The low-profile sport of pole-vaulting has suddenly acquired a battalion of new fans, thanks to the soft-focus charms of the Olympic silver medallist, Tatiana Grigorieva, a Russian-born athlete with a talent for self-promotion and pin-up looks.

Grigorieva, 24, has been plastered all over the Australian newspapers since she catapulted herself to public notice with her medal-winning performance on Monday. The recently naturalised Australian citizen welcomes the attention hoping for lucrative modelling and sponsorship offers.

These are the Glamour Games, where sport comes first but image is never far behind. Swimmers such as the Dutch champion, Inge de Bruijn, haul themselves out of the pool with their waterproof make-up intact; the fastest women in the world are dashing around the athletics track wearing skimpy two-piece outfits laden with jewels.

The American hurdler, Gail Devers, sports a diamond pendant chain looped through the bottom of her shorts, as well as long, painted fingernails. Cathy Freeman, the Australian 400m champion, wears rings, bracelets, a necklace and diamond ear-rings. Marion Jones, the 100m gold medallist, glints as she runs.

"It's a glamour thing," said Jill Geer, director of communications for the US track and field team. "You're out there wearing your underwear, in front of 100,000 people, and you're putting on your make-up and doing your hair." The males are not far beind. Michael Johnson, the American 400m champion, ran in shoes threaded with droplets of 24-carat gold.

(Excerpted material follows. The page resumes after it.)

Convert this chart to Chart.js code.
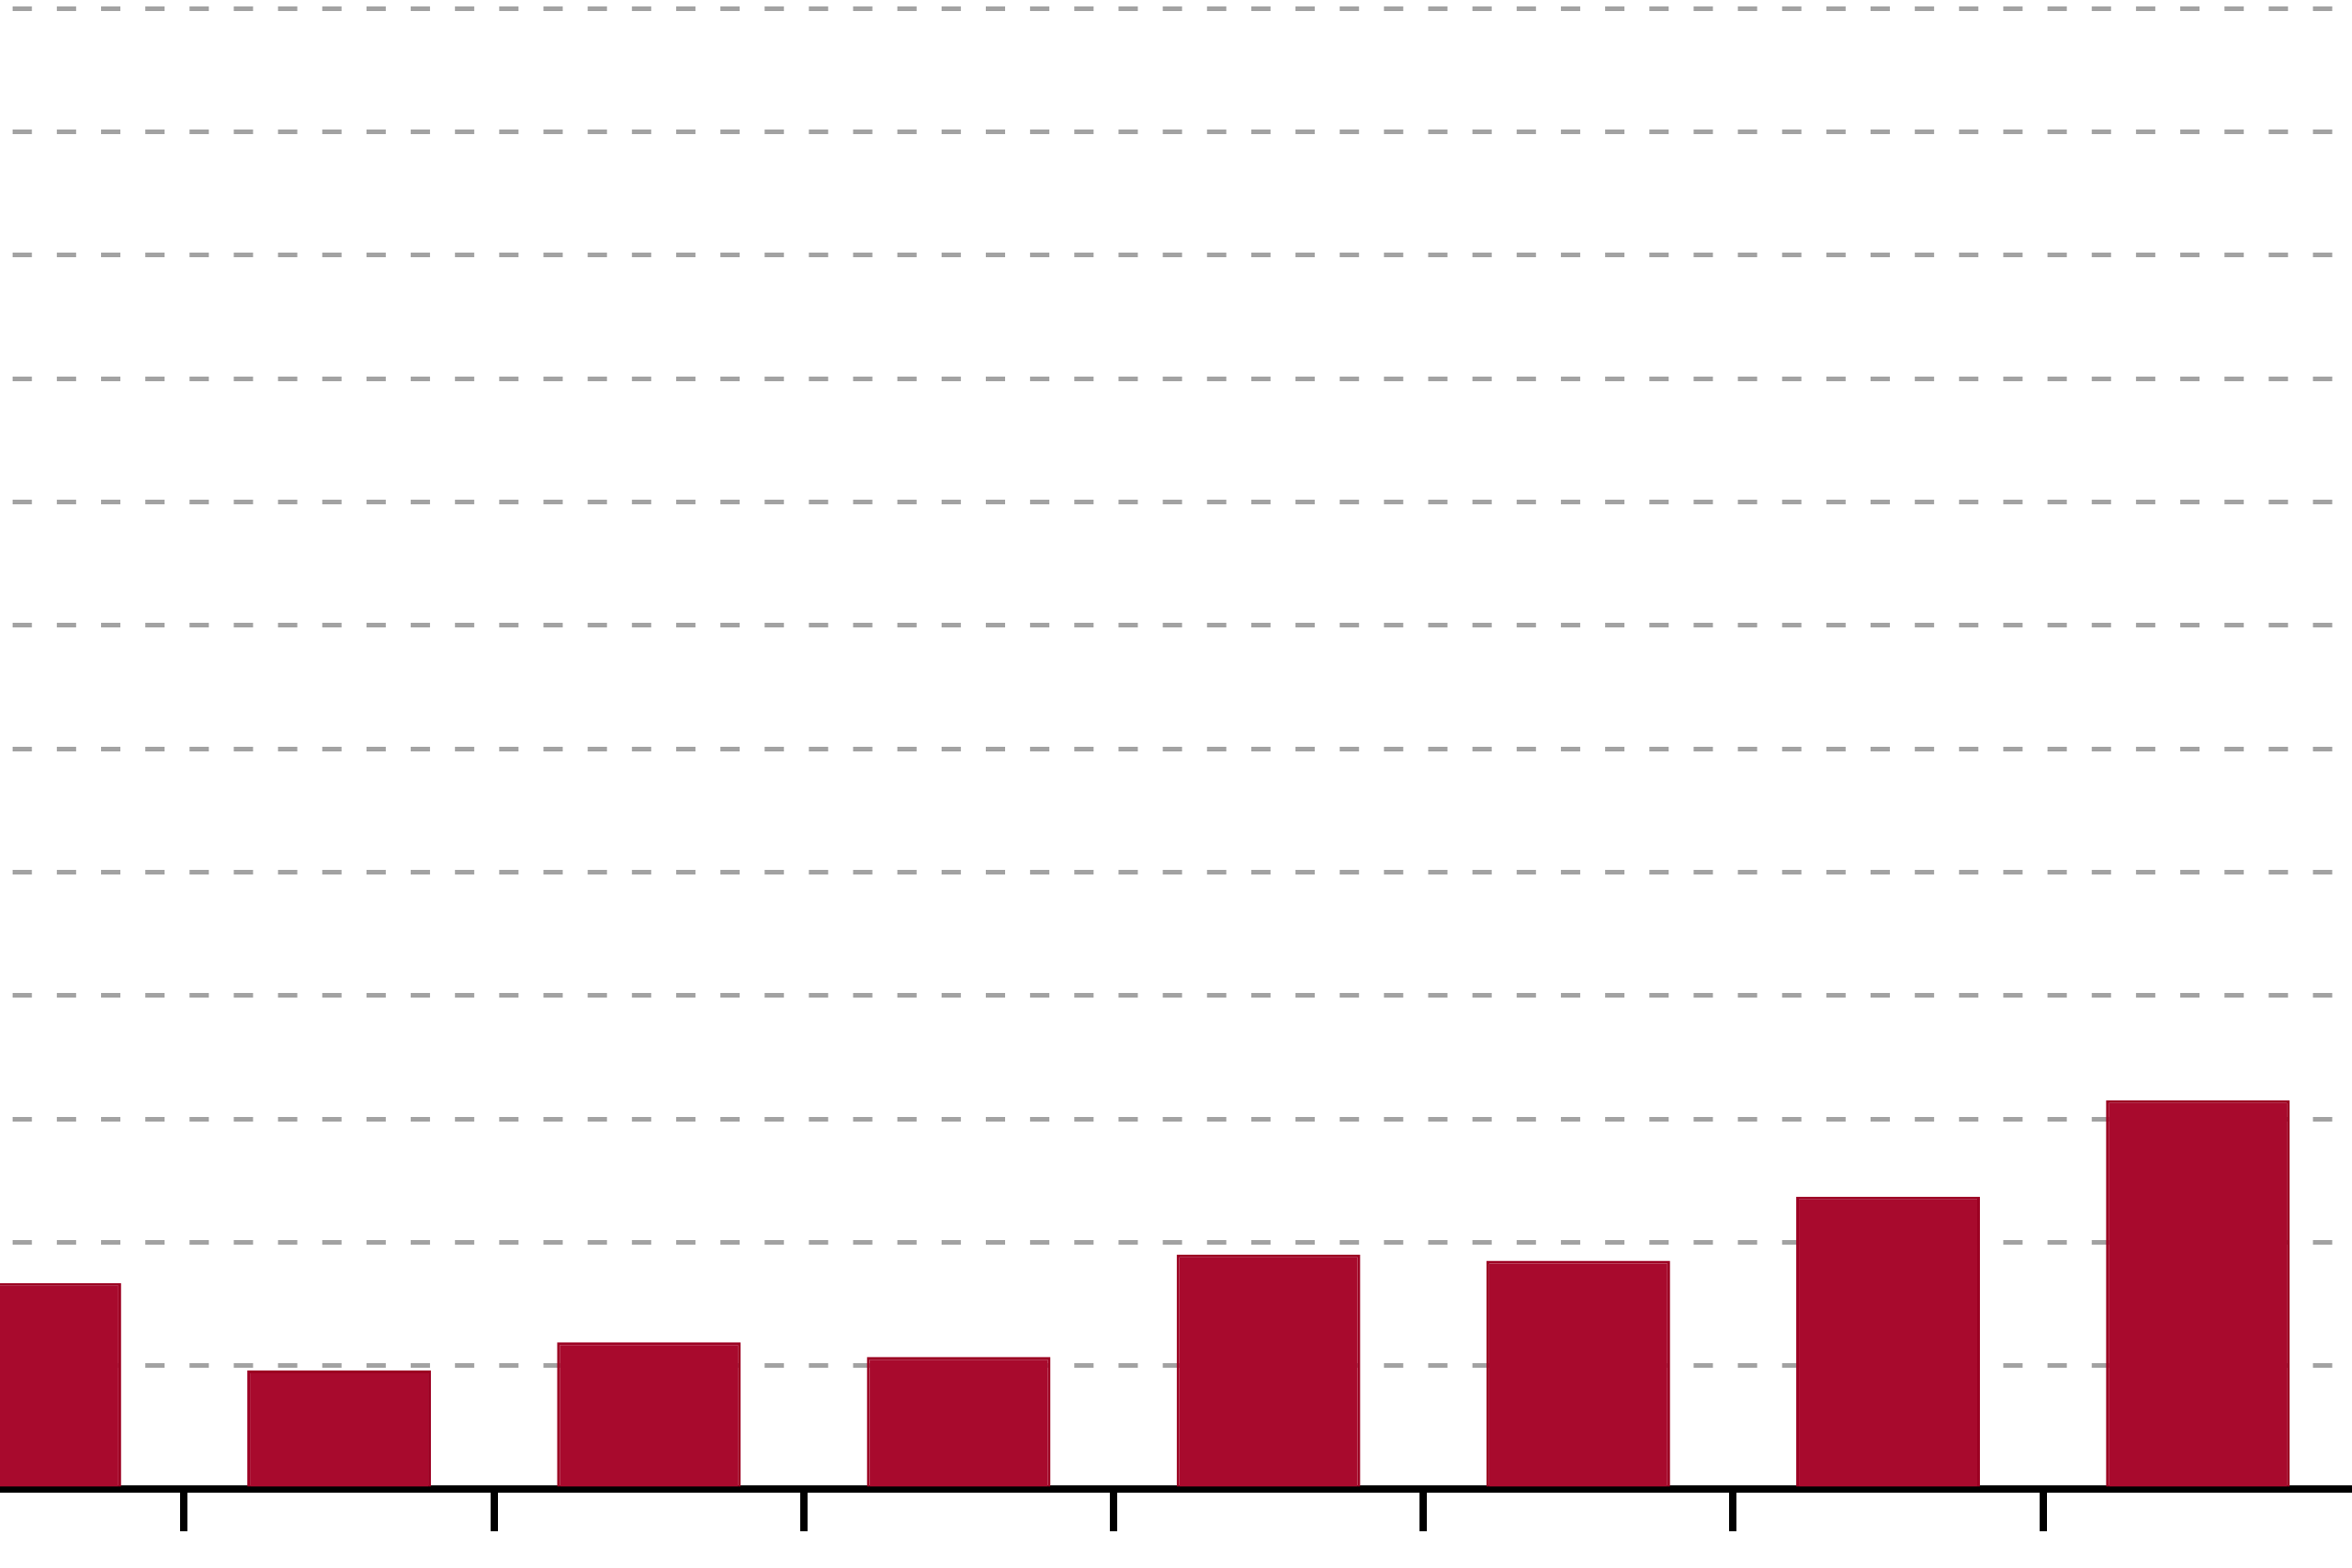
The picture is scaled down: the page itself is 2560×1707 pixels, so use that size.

Ato Boldon, the Trinidadian runner, wears wraparound reflector shades. The Cuban hurdler, Anier Garcia, had women in the stadium swooning when he removed his top after winning the 110m on Monday. The obession with appearance is not new. At the Seoul Games in 1988, the late American, Florence Griffith-Joyner, caused a sensation on the track by wearing a succession of outrageous running outfits. But in Sydney, the stakes have been raised to fresh heights.

It is partly the fault of the hi-tech, figure-hugging fabrics. The male rowers competed in little one-pieces that were very practical but left nothing to the imagination. At the medal ceremony for the coxless fours last weekend, it was difficult to know where to look. And not everyone is happy with the emphasis on image.

Debbie Simms, who produced a report on the subject for the Australian Sports Commission, said: "There is a lot of pressure on women not only to perform, but to look the part according to perceptions of what is feminine and the ideal body shape." Leontien Zijlaard, the Dutch cyclist who won the women's road race, has blamed pressure to attain the perfect shape for her anorexia nervosa, the eating disorder.

Other athletes go further for public exposure. More than two dozen members of Australia's Olympic team, men and women, posed naked and semi-naked for a special issue of Black + White, a photographic magazine. Only Grigorieva agreed to a full-frontal shot.

The models included Kerri Pottharst, who won a gold medal in beach volleyball earlier this week. In her sport, sexiness is mandatory; female competitors have to play in brief bikinis and men must wear short shorts.

Stacy Dragila, the American pole vaulter who beat Grigorieva to the gold medal, said: "When I started, athletics meet directors didn't want us. They thought we were boring. Now that there's hot chicks out there clearing 15ft, they want us. I think it's great."